This project involves the analysis and prediction of poker hand strength using UCI Poker Hand data set:
https://archive.ics.uci.edu/ml/datasets/Poker+Hand
Firstly, there is no missing data. Secondly, RandomForestClassifer is applied to get the feature importance and, as explained in the uploaded report as well, there is no feature that we can ignore as the lowest feature importance is approximately 7% which also makes sense since we can't separate the suites from the card ranks.
Lastly, StandardScaler (which standardizes the features by removing mean and scaling to unit variance) is applied to transform the data in a way that is easier for our Neural Network to converge.

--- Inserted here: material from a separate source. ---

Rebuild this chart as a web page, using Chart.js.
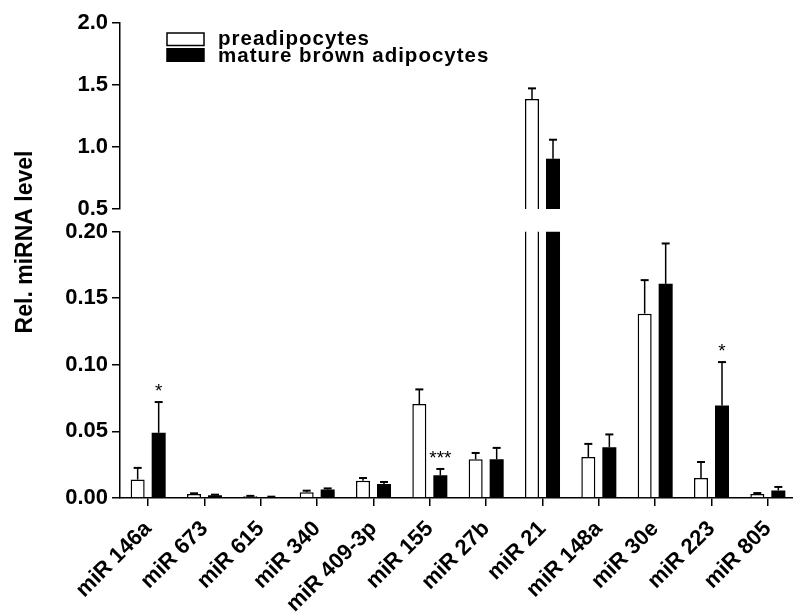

The data after transformation, is fed into the MLP (Multi-Layer Perceptron) classifier followed by tons of other classifiers in order to present a comparison between their performance measure (mainly accuracy). The list of all classifiers is given below:
- Bagging
- Random Forest
- AdaBoost
- KNN
- Naïve Bayes
- Decision Tree
- Linear SVM
- OutputCodeClassifier with Linear SVM
- OneVsAll with Linear SVM
- Multi-Layer Perceptron
The accuracy achieved with given MLP configuration is 3.6% better than the research work by Disken (reference no. 3 in the report).
Detailed explanation of each Data Science step (applied) is present in the report (PDF) uploaded. The data exploration, comparison table, classification report etc. are all given in the report. This description is just the gist of the project.